FEDERICO BIANCHI, DEBORA NOZZA, AND DIRK HOVY RELEASED A FREELY AVAILABLE PACKAGE FOR SENTIMENT ANALYSIS AND EMOTION RECOGNITION IN ITALIAN, OVERCOMING THE LINGUISTIC AND ECONOMIC LIMITATIONS OF SIMILAR TOOLS
Troppo contenta del mio nuovo X-Corp Xd817!” (“Too satisfied of my new X-Corp Xd817!”). Happy outlier or general opinion of X-Corp's Italian customer base?
Opinion mining and brand management companies now routinely run sentiment analysis on social media to understand what aspects of a brand are perceived positively or negatively by customers. In the best-case scenario, Artificial Intelligence tools autonomously monitor social media to identify and classify conversations about a brand in seconds. In the worst case, the task still has to be painstakingly conducted by hand.
More advanced tools are able to identify not just the simple sentiment, but more nuanced emotions (anger, joy, sadness, etc.) expressed in a text. However, a severe limitation of most of these tools is that they work well in English – but other languages, including Italian, have been somehow neglected. As sentiment analysis has turned into a booming market, these tools are usually also quite expensive. Difficult times for small Italian startups wanting to monitor their online success.
Federico Bianchi, Debora Nozza, and Dirk Hovy, at the Bocconi Data and Marketing Insights (DMI), a research unit of the BIDSA research center, have now released FEEL-IT, a package for sentiment analysis and emotion recognition in Italian. The data set and model are freely available on the web and are described in a scholarly, peer-reviewed paper, to be presented on Monday, 19 April at WASSA 2021, the 11th Workshop on Computational Approaches to Subjectivity, Sentiment & Social Media Analysis. The tool (an open-source Python library available here) tackles both sentiment analysis and emotion recognition.
The researchers manually analyzed and classified more than 2,000 tweets in Italian from a series of trending Twitter topics, which cover a multitude of themes, and trained their system on these tweets. The emotions detected in the tweets were anger, joy, fear, and sadness. The researchers then tested the quality of their system's predictions on a set of comments of music videos and advertisements posted on YouTube and Facebook.
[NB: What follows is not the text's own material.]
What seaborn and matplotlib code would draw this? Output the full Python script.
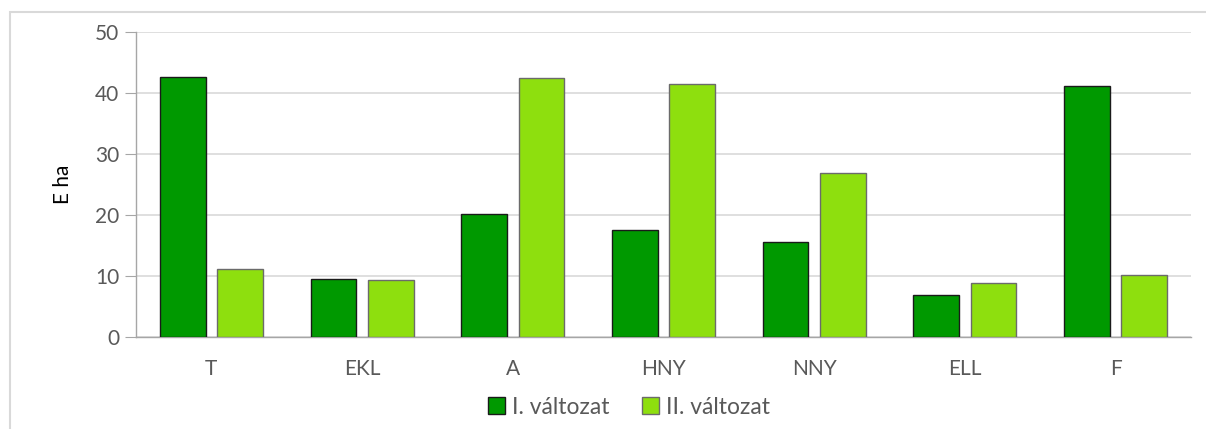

“Our tests show that the results are remarkable,” explains Nozza, “With the high-quality data and a powerful neural model called umBERTo, they achieve an accuracy of 84%”.
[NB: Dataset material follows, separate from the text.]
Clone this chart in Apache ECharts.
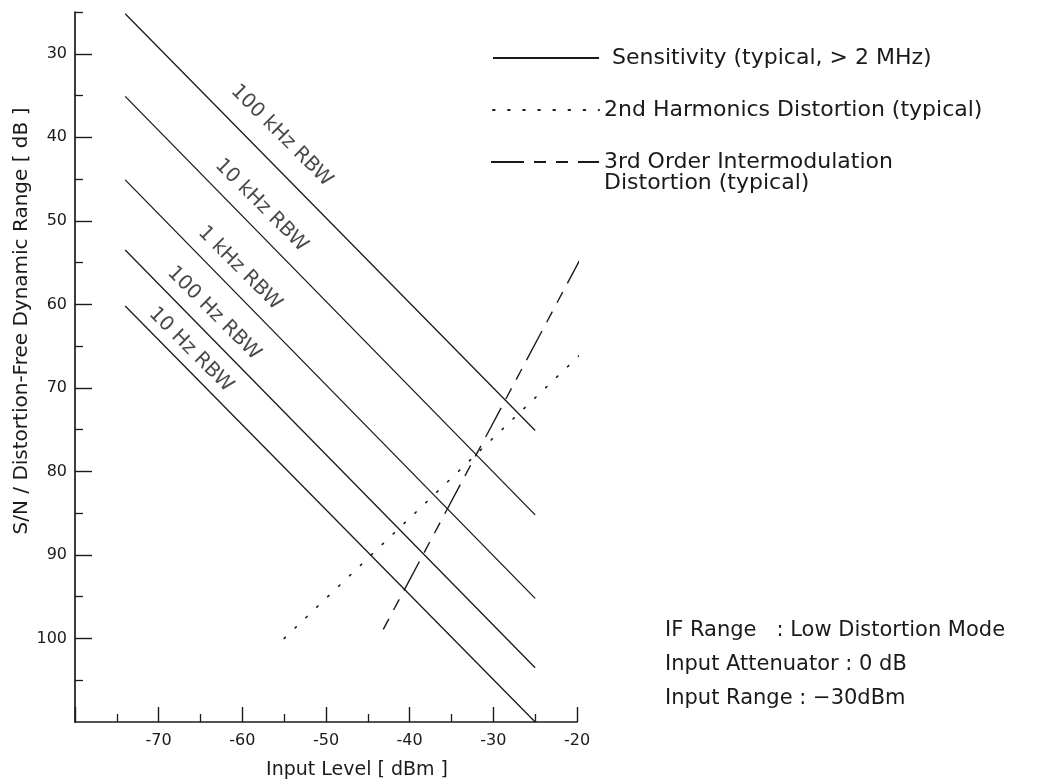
<!DOCTYPE html>
<html>
<head>
<meta charset="utf-8">
<script src="https://cdn.jsdelivr.net/npm/echarts@6/dist/echarts.min.js"></script>
<style>
html,body{margin:0;padding:0;background:#fff;}
#chart{width:1050px;height:781px;}
</style>
</head>
<body>
<div id="chart"></div>
<script>
// ---------- data ----------
const xTickLabels = [-70, -60, -50, -40, -30, -20];
const yTickLabels = [30, 40, 50, 60, 70, 80, 90, 100];
const yMinorTicks = [25, 35, 45, 55, 65, 75, 85, 95, 105];

const rbwNames = ['100 kHz RBW', '10 kHz RBW', '1 kHz RBW', '100 Hz RBW', '10 Hz RBW'];
const sensX = [-74, -25];
const sens100kHz = [25.2, 75.1];
const sens10kHz  = [35.1, 85.2];
const sens1kHz   = [45.1, 95.2];
const sens100Hz  = [53.5, 103.5];
const sens10Hz   = [60.2, 110];
const rbwLabelX  = [-57.5, -59.5, -62, -65, -67.5];

const harm2X = [-55, -19.6];
const harm2Y = [100, 66];

const im3X = [-19.3, -43.2];
const im3Y = [54, 99];

const legendNames = [
  'Sensitivity (typical, > 2 MHz)',
  '2nd Harmonics Distortion (typical)',
  '3rd Order Intermodulation\nDistortion (typical)'
];
const noteLines = [
  'IF Range   : Low Distortion Mode',
  'Input Attenuator : 0 dB',
  'Input Range : \u221230dBm'
];

// ---------- build ----------
const FONT = 'DejaVu Sans';
const INK = '#1a1a1a';
const sensSets = [sens100kHz, sens10kHz, sens1kHz, sens100Hz, sens10Hz];
const labelGap = [-26, -21, -20, -19, -16];

function pairs(xs, ys) { return xs.map((x, i) => [x, ys[i]]); }

const series = [];
sensSets.forEach((ys, i) => {
  series.push({
    name: legendNames[0],
    type: 'line',
    data: pairs(sensX, ys),
    symbol: 'none',
    clip: false,
    silent: true,
    lineStyle: { color: INK, width: 1.3, type: 'solid' },
    itemStyle: { color: INK },
    z: 3
  });
  // label anchor on the line
  const lx = rbwLabelX[i];
  const t = (lx - sensX[0]) / (sensX[1] - sensX[0]);
  const ly = ys[0] + t * (ys[1] - ys[0]);
  series.push({
    type: 'scatter',
    data: [[lx, ly]],
    symbolSize: 0,
    silent: true,
    label: {
      show: true,
      formatter: rbwNames[i],
      position: 'inside',
      rotate: -45,
      offset: [0, labelGap[i]],
      fontFamily: FONT,
      fontSize: 20,
      color: INK
    },
    z: 4
  });
});

series.push({
  name: legendNames[1],
  type: 'line',
  data: pairs(harm2X, harm2Y),
  symbol: 'none',
  clip: false,
  silent: true,
  lineStyle: { color: INK, width: 1.6, type: [1.6, 13.5], cap: 'round' },
  itemStyle: { color: INK },
  z: 3
});
series.push({
  name: legendNames[2],
  type: 'line',
  data: pairs(im3X, im3Y),
  symbol: 'none',
  clip: false,
  silent: true,
  lineStyle: { color: INK, width: 1.4, type: [33, 10, 12, 10, 12, 10] },
  itemStyle: { color: INK },
  z: 3
});

const legendBase = {
  orient: 'vertical',
  padding: 0,
  itemWidth: 106,
  itemHeight: 14,
  selectedMode: false,
  itemStyle: { opacity: 0 },
  textStyle: { fontFamily: FONT, fontSize: 22, color: INK, lineHeight: 22 }
};

const option = {
  backgroundColor: '#ffffff',
  animation: false,
  grid: { left: 75, right: 473, top: 12, bottom: 59, containLabel: false, outerBoundsMode: 'none' },
  legend: [
    Object.assign({}, legendBase, {
      left: 492, top: 47,
      data: [legendNames[0]],
      textStyle: Object.assign({}, legendBase.textStyle, { padding: [0, 0, 0, 8] })
    }),
    Object.assign({}, legendBase, {
      left: 492, top: 99,
      data: [legendNames[1]]
    }),
    Object.assign({}, legendBase, {
      left: 490, top: 130,
      itemWidth: 108,
      data: [legendNames[2]],
      formatter: n => '\n' + n,
      textStyle: Object.assign({}, legendBase.textStyle, { lineHeight: 21 })
    })
  ],
  xAxis: {
    type: 'value',
    min: -80,
    max: -20,
    interval: 10,
    name: 'Input Level [ dBm ]',
    nameLocation: 'middle',
    nameGap: 39,
    nameTextStyle: { fontFamily: FONT, fontSize: 19, color: INK, padding: [0, 0, 0, 62] },
    axisLine: { show: true, onZero: false, lineStyle: { color: INK, width: 1.7 } },
    axisTick: { show: true, inside: true, length: 15, lineStyle: { color: INK, width: 1.4 } },
    minorTick: { show: true, splitNumber: 2, length: 8, lineStyle: { color: INK, width: 1.3 } },
    splitLine: { show: false },
    axisLabel: {
      fontFamily: FONT, fontSize: 16, color: INK, margin: 11,
      customValues: xTickLabels,
      formatter: v => String(v)
    }
  },
  yAxis: [
    {
      type: 'value',
      inverse: true,
      min: 25,
      max: 110,
      name: 'S/N / Distortion-Free Dynamic Range [ dB ]',
      nameLocation: 'middle',
      nameGap: 43,
      nameTextStyle: { fontFamily: FONT, fontSize: 20, color: INK, padding: [0, 0, 0, 92] },
      axisLine: { show: true, onZero: false, lineStyle: { color: INK, width: 1.7 } },
      axisTick: { show: true, inside: true, length: 17, customValues: yTickLabels, lineStyle: { color: INK, width: 1.4 } },
      splitLine: { show: false },
      axisLabel: { fontFamily: FONT, fontSize: 16, color: INK, margin: 8, customValues: yTickLabels }
    },
    {
      type: 'value',
      inverse: true,
      min: 25,
      max: 110,
      position: 'left',
      axisLine: { show: false },
      axisTick: { show: true, inside: true, length: 8, customValues: yMinorTicks, lineStyle: { color: INK, width: 1.3 } },
      splitLine: { show: false },
      axisLabel: { show: false }
    }
  ],
  graphic: [
    {
      type: 'text',
      left: 665,
      top: 614,
      silent: true,
      style: {
        text: noteLines.join('\n'),
        fontFamily: FONT,
        fontSize: 21,
        lineHeight: 34,
        fill: INK
      }
    }
  ],
  series: series
};

const chart = echarts.init(document.getElementById('chart'), null, { renderer: 'canvas' });
chart.setOption(option);
</script>
</body>
</html>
The scientific community (and anyone with some coding knowledge) can now use the new dataset to build their own tools, or run the ready-to-use versatile model to detect sentiment and emotions in social media posts on a wide range of topics.
If you do not (yet) know how to code, fear not: the researchers are working on a web service that will make their work even more widely accessible.